St Mary's by the Sea is a small, Gothic-style timber church situated on the foreshore at Wharf Street near the road leading to Pier 319.

The church is a timber-framed structure with exposed exterior studwork set on low timber stumps. It has a steeply pitched gabled roof clad in corrugated iron. The building is rectangular in plan with a vestry off the rear corner and a small central porch at the front flanked by lancet windows. The porch has a gabled roof clad in corrugated iron and a side entrance and is lit by triple lancet windows. The side walls are braced by simple timber buttresses. The bearers and joists are of hickory ash and penda timbers and the framing is hickory ash. The wall cladding was of northern silky oak although much of this and the flooring has had to be replaced.

Internally, the ceiling is unlined and three lancet-shaped timber archways separate the sanctuary from the nave.

== Heritage listing ==
St Mary's by the Sea was listed on the Queensland Heritage Register on 21 October 1992 having satisfied the following criteria.

The place is important in demonstrating the evolution or pattern of Queensland's history.
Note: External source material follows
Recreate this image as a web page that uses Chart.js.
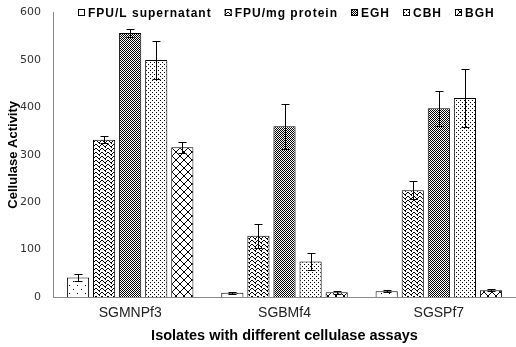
<!DOCTYPE html>
<html>
<head>
<meta charset="utf-8">
<script src="https://cdn.jsdelivr.net/npm/chart.js@4.4.1/dist/chart.umd.min.js"></script>
<style>
  html, body { margin: 0; padding: 0; background: #fff; }
  #wrap { width: 516px; height: 347px; position: relative; }
</style>
</head>
<body>
<div id="wrap"><canvas id="chart"></canvas></div>
<script>
const isolates = ['SGMNPf3', 'SGBMf4', 'SGSPf7'];
const assays = ['FPU/L supernatant', 'FPU/mg protein', 'EGH', 'CBH', 'BGH'];

// values per assay, one per isolate
const fpuL = [41, 9, 12];
const fpuMg = [332, 129, 225];
const egh = [557, 360, 398];
const cbh = [500, 75, 420];
const bgh = [316, 10, 14];

// error (+/-) per assay
const fpuLErr = [8, 2, 2];
const fpuMgErr = [8, 25, 19];
const eghErr = [8, 48, 37];
const cbhErr = [40, 18, 62];
const bghErr = [12, 3, 2];

const yTicks = [0, 100, 200, 300, 400, 500, 600];

// little fill patterns like the old excel ones
function makePattern(w, h, draw) {
    const c = document.createElement('canvas');
    c.width = w; c.height = h;
    const g = c.getContext('2d');
    g.fillStyle = '#fff';
    g.fillRect(0, 0, w, h);
    g.fillStyle = '#000';
    g.strokeStyle = '#000';
    draw(g);
    return document.getElementById('chart').getContext('2d').createPattern(c, 'repeat');
}

const patSparse = makePattern(8, 8, g => {
    g.fillRect(1, 1, 1, 1);
    g.fillRect(5, 5, 1, 1);
});
// herringbone-ish zigzag
const patZigzag = makePattern(6, 4, g => {
    for (let i = 0; i < 3; i++) {
        g.fillRect(i, i, 1, 1);
        g.fillRect(5 - i, i, 1, 1);
    }
    g.fillRect(3, 3, 1, 1);
});
const patDense = makePattern(2, 2, g => {
    g.fillRect(0, 0, 1, 1);
    g.fillRect(1, 1, 1, 1);
});
const patDots = makePattern(4, 4, g => {
    g.fillRect(0, 0, 1, 1);
    g.fillRect(2, 2, 1, 1);
});
const patCross = makePattern(8, 8, g => {
    g.lineWidth = 1;
    g.beginPath();
    g.moveTo(0, 0); g.lineTo(8, 8);
    g.moveTo(8, 0); g.lineTo(0, 8);
    g.stroke();
});

const errors = [fpuLErr, fpuMgErr, eghErr, cbhErr, bghErr];
const fills = [patSparse, patZigzag, patDense, patDots, patCross];
const series = [fpuL, fpuMg, egh, cbh, bgh];

// draw error bars on top of the bars
const errorBars = {
    id: 'errorBars',
    afterDatasetsDraw(chart) {
        const ctx = chart.ctx;
        const y = chart.scales.y;
        ctx.save();
        ctx.strokeStyle = '#000';
        ctx.lineWidth = 1;
        chart.data.datasets.forEach((ds, i) => {
            const meta = chart.getDatasetMeta(i);
            meta.data.forEach((bar, j) => {
                const v = ds.data[j];
                const e = errors[i][j];
                const top = Math.round(y.getPixelForValue(v + e)) + 0.5;
                const bot = Math.round(y.getPixelForValue(v - e)) + 0.5;
                const x = Math.round(bar.x) + 0.5;
                ctx.beginPath();
                ctx.moveTo(x, top); ctx.lineTo(x, bot);
                ctx.moveTo(x - 4, top); ctx.lineTo(x + 4, top);
                ctx.moveTo(x - 4, bot); ctx.lineTo(x + 4, bot);
                ctx.stroke();
            });
        });
        ctx.restore();
    }
};

// legend drawn in one row inside the top of the plot
const topLegend = {
    id: 'topLegend',
    afterDraw(chart) {
        const ctx = chart.ctx;
        const area = chart.chartArea;
        ctx.save();
        ctx.font = 'bold 12px "Liberation Sans", Arial, sans-serif';
        ctx.letterSpacing = '1px';
        const box = 7, gap = 3, spacing = 13;
        const widths = assays.map(a => box + gap + ctx.measureText(a).width);
        const total = widths.reduce((s, w) => s + w, 0) + spacing * (assays.length - 1);
        let x = Math.round((area.left + area.right) / 2 + 2 - total / 2);
        const cy = 13;
        ctx.textBaseline = 'middle';
        assays.forEach((a, i) => {
            ctx.fillStyle = fills[i];
            ctx.fillRect(x, cy - 4, box, box);
            ctx.strokeStyle = '#000';
            ctx.lineWidth = 1;
            ctx.strokeRect(x + 0.5, cy - 3.5, box - 1, box - 1);
            ctx.fillStyle = '#000';
            ctx.fillText(a, x + box + gap, cy + 1);
            x += widths[i] + spacing;
        });
        ctx.restore();
    }
};

new Chart(document.getElementById('chart'), {
    type: 'bar',
    data: {
        labels: isolates,
        datasets: assays.map((name, i) => ({
            label: name,
            data: series[i],
            backgroundColor: fills[i],
            borderColor: '#000',
            borderWidth: 1
        }))
    },
    options: {
        responsive: true,
        maintainAspectRatio: false,
        animation: false,
        categoryPercentage: 0.845,
        barPercentage: 0.85,
        layout: { padding: { top: 9, right: 0, bottom: 0, left: 0 } },
        plugins: {
            tooltip: { enabled: false },
            legend: { display: false }
        },
        scales: {
            x: {
                grid: { display: false, drawTicks: false },
                border: { color: '#888' },
                ticks: {
                    color: '#222',
                    padding: 8,
                    font: { family: 'Liberation Sans, Arial, sans-serif', size: 14 }
                },
                title: {
                    display: true,
                    text: 'Isolates with different cellulase assays',
                    color: '#000',
                    padding: { top: 0, bottom: 2 },
                    font: { family: 'Liberation Sans, Arial, sans-serif', size: 14.5, weight: 'bold' }
                },
                afterFit(scale) { scale.height = 50; }
            },
            y: {
                min: 0,
                max: 600,
                afterBuildTicks(scale) { scale.ticks = yTicks.map(v => ({ value: v })); },
                grid: { display: false, drawTicks: true, tickLength: 6, tickColor: '#888' },
                border: { color: '#888' },
                ticks: {
                    color: '#333',
                    padding: 6,
                    font: { family: 'DejaVu Sans, Verdana, sans-serif', size: 11 }
                },
                title: {
                    display: true,
                    text: 'Cellulase Activity',
                    color: '#000',
                    padding: { top: 6 },
                    font: { family: 'Liberation Sans, Arial, sans-serif', size: 13, weight: 'bold' }
                },
                afterFit(scale) { scale.width = 53; }
            }
        }
    },
    plugins: [errorBars, topLegend]
});
</script>
</body>
</html>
The church of St Mary's by the Sea was built in 1914 and is associated with the early development of the Port Douglas district and the growth of the Catholic Church in North Queensland. It is one of the oldest buildings in Port Douglas and illustrates the built character of the town before modern redevelopment as a tourist resort.

The place is important in demonstrating the principal characteristics of a particular class of cultural places.
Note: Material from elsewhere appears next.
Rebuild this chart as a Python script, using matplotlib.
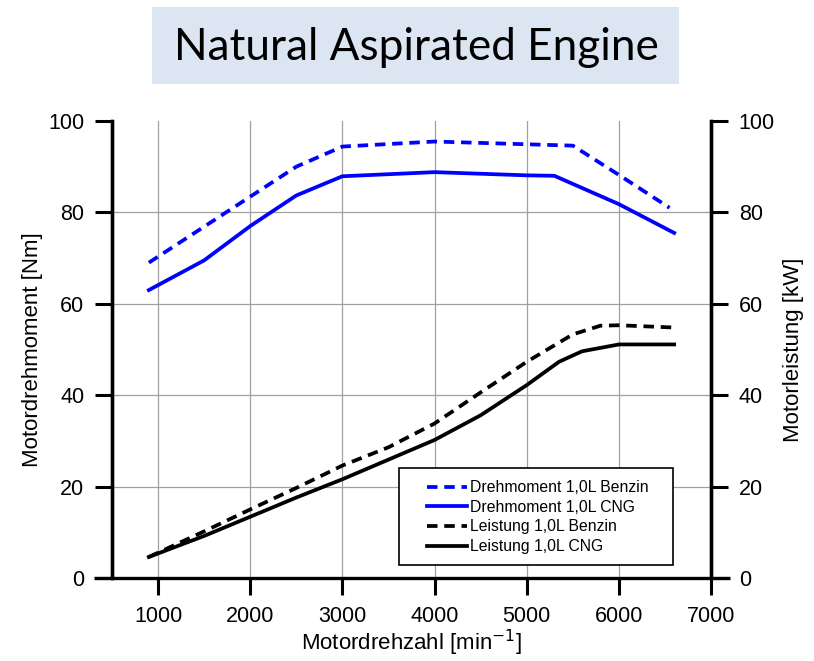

St Mary's is a good example of a modest church built to meet the needs of a small community in a remote area. Its simplicity, small scale and probable recycling of materials from its predecessor also illustrate the way in which many small communities of its era coped with the after effects of cyclones on towns with timber buildings.

The place has a strong or special association with a particular community or cultural group for social, cultural or spiritual reasons.

St Mary's has strong associations with the Catholic community of the area and has served Port Douglas for several generations. Community regard for the church was emphasised in 1988 when local people banded together to save and relocate the church as a community building.